I’ll leave the (nearly) last word to my favourite qual-minded quantie, Albert Einstein: “Not everything that counts can be counted, and not everything that can be counted counts”. But, in the case of segmentation algorithms, you really don’t need to be Einstein to see the problem.

Comments

Added at 12:45pm on Tuesday 9th March 2010

An enlighted client will always be willing to refine...or even revise...a segmentation model, whether because the market has changed or because better definitions have been identified.

Recent experience with a financial client led to precisely this - like you, there was a "black hole" in the model that meant that a significant chunk of their indirect distribution channel could not be categorised. Yes, it takes a degree of courage to accept shortcomings, but the cost of not doing so is usually too high to contemplate.

Re a "sub optimal" segmentation model being unsuitable for qual recruitment, the problem extends to recruitment/quotas and analysis of subsequent quant studies as well. When something is rotten, it's often rotten through and through!

Martin Holliss


Added at 8:42am on Wednesday 10th March 2010

One of the problems that I've encountered with quant segmentations is that users sometimes think that all the people in a particular segment meet all the describing criteria completely, and all of the time. So, instead of interpreting a segment as a cluster of the population who tend towards fitting a number of different criteria (demographics, usership, attitudes etc.), it is seen as a rigid, discrete block of people all fitting all criteria 100%.

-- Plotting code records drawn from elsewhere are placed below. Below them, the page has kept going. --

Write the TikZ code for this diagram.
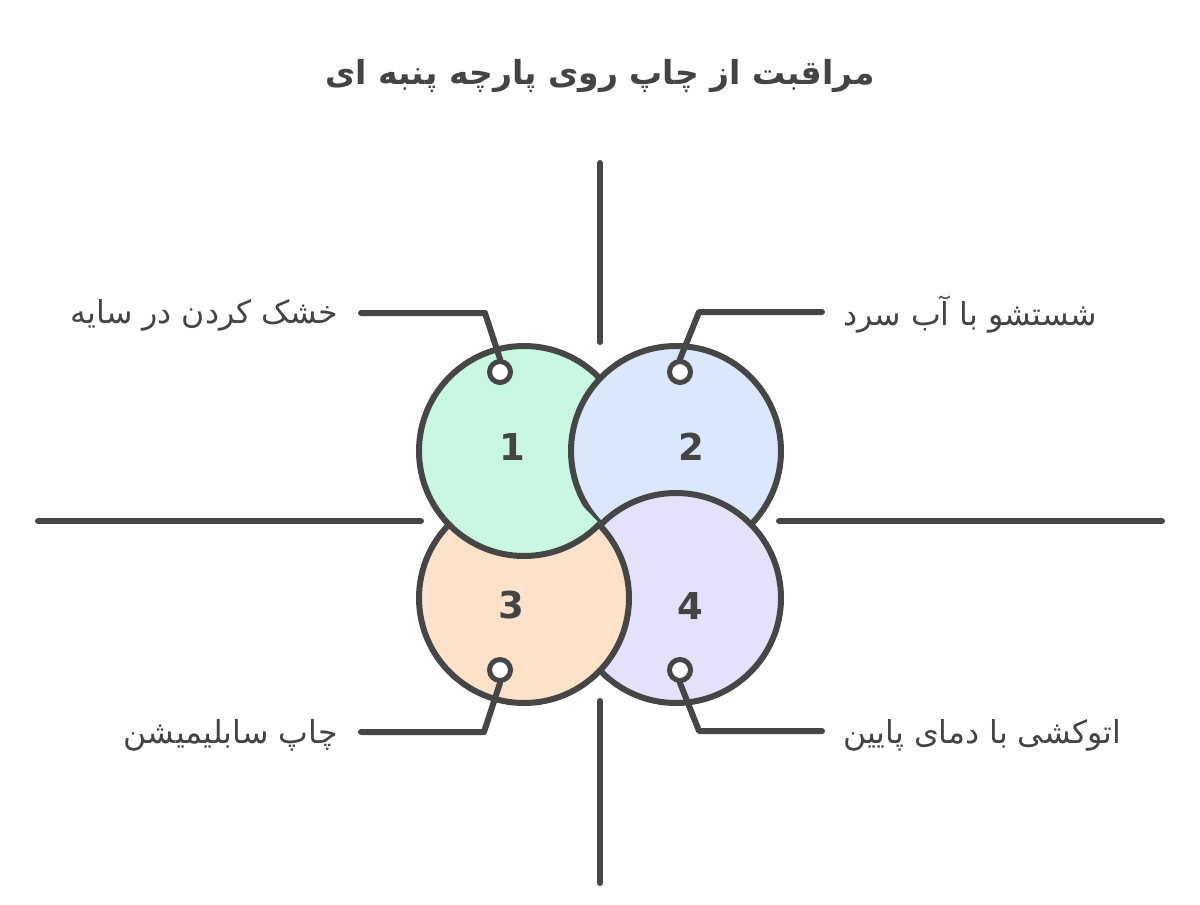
\documentclass[tikz,border=0pt]{standalone}
\usepackage{fontspec}
\newfontfamily\arabicfont[Script=Arabic]{DejaVu Sans}
\newfontfamily\numfont{DejaVu Sans}
\TeXXeTstate=1
\definecolor{ink}{HTML}{464646}
\definecolor{txt}{HTML}{444444}
\definecolor{fillA}{HTML}{C8F8E2}
\definecolor{fillB}{HTML}{DBE7FC}
\definecolor{fillC}{HTML}{FEE2CA}
\definecolor{fillD}{HTML}{E4E1FB}
\tikzset{
  pen/.style={draw=ink, line width=6pt, line cap=round, line join=round},
  dotnode/.style={circle, draw=ink, fill=white, line width=5pt, minimum size=21pt, inner sep=0pt},
  numnode/.style={text=txt, font=\numfont\bfseries\fontsize{37}{40}\selectfont},
  lbl/.style={text=txt, inner sep=0pt, font=\arabicfont\fontsize{31.6}{36}\selectfont},
  ttl/.style={text=txt, inner sep=0pt, font=\arabicfont\bfseries\fontsize{33}{38}\selectfont}
}
\begin{document}
\begin{tikzpicture}[x=1pt,y=-1pt]
\useasboundingbox (0,0) rectangle (1200,905);
\fill[white] (0,0) rectangle (1200,905);

% title
\node[ttl] (title) at (600,76) {\beginR مراقبت از چاپ روی پارچه پنبه ای\endR};

% axis lines
\coordinate (vt1) at (600,163); \coordinate (vt2) at (600,342);
\coordinate (vb1) at (600,701); \coordinate (vb2) at (600,883);
\coordinate (hl1) at (38,521);  \coordinate (hl2) at (421,521);
\coordinate (hr1) at (779,521); \coordinate (hr2) at (1162,521);
\draw[pen] (vt1) -- (vt2);
\draw[pen] (vb1) -- (vb2);
\draw[pen] (hl1) -- (hl2);
\draw[pen] (hr1) -- (hr2);

% circles (cyclic overlap: 2 over 1, 4 over 2, 3 over 4, 1 over 3)
\coordinate (c1) at (524,451);
\coordinate (c2) at (676,451);
\coordinate (c3) at (524,598);
\coordinate (c4) at (676,598);
\filldraw[pen, fill=fillA] (c1) circle[radius=105];
\filldraw[pen, fill=fillB] (c2) circle[radius=105];
\filldraw[pen, fill=fillD] (c4) circle[radius=105];
\filldraw[pen, fill=fillC] (c3) circle[radius=105];
\begin{scope}
  \clip (306,220) -- (894,828) -- (894,905) -- (0,905) -- (0,220) -- cycle;
  \clip (c3) circle[radius=113];
  \filldraw[pen, fill=fillA] (c1) circle[radius=105];
\end{scope}

% numbers
\node[numnode] (n1) at (512,447) {1};
\node[numnode] (n2) at (691,447) {2};
\node[numnode] (n3) at (511,605) {3};
\node[numnode] (n4) at (690,606) {4};

% connector dots
\node[dotnode] (d1) at (500,372) {};
\node[dotnode] (d2) at (680,372) {};
\node[dotnode] (d3) at (500,670) {};
\node[dotnode] (d4) at (680,670) {};

% labels
\node[lbl, anchor=east] (t1) at (338,315) {\beginR خشک کردن در سایه\endR};
\node[lbl, anchor=west] (t2) at (843,315) {\beginR شستشو با آب سرد\endR};
\node[lbl, anchor=east] (t3) at (338,735) {\beginR چاپ سابلیمیشن\endR};
\node[lbl, anchor=west] (t4) at (843,735) {\beginR اتوکشی با دمای پایین\endR};

% connectors
\coordinate (k1) at (485,313); \coordinate (e1) at (361,313);
\coordinate (k2) at (699,312); \coordinate (e2) at (822,312);
\coordinate (k3) at (484,732); \coordinate (e3) at (361,732);
\coordinate (k4) at (699,731); \coordinate (e4) at (822,731);
\draw[pen] (d1.north) -- (k1) -- (e1);
\draw[pen] (d2.north) -- (k2) -- (e2);
\draw[pen] (d3.south) -- (k3) -- (e3);
\draw[pen] (d4.south) -- (k4) -- (e4);
\end{tikzpicture}
\end{document}
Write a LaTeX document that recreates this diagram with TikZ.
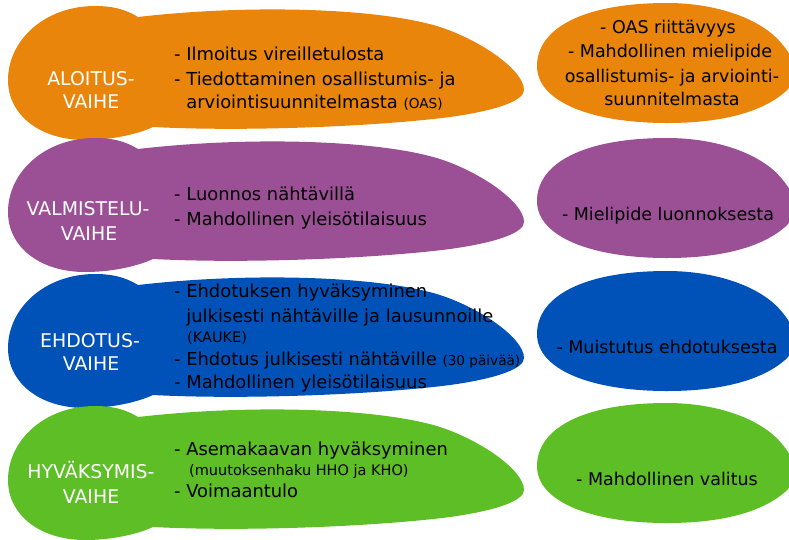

Again, common sense says that human beings simply aren't like that, but a long list of segment attributes then gets translated into a rigid and unworkable qualitative recruitment questionnaire. Like Graham, I usually argue for developing a description for recruiters that is in the spirit of the segment - but don't always succeed!

Lesley Thompson


Added at 4:57pm on Wednesday 10th March 2010

Another problem I have encountered is clients who drift from the original segmentation facts and romanticise their segments - they give them charming names, extrapolate their characteristics and attitudes, and invent habits that suit the client's marketing strategy rather than the facts. They then send us out out to recruit them, and are slightly surprised when they don't get a group of cookie-cutter stereotypes and when their respondents disagree with the 'insights' that underline the client's concepts.

So few clients really understand what a segmentation study really gives them, and how very similar their segments often are.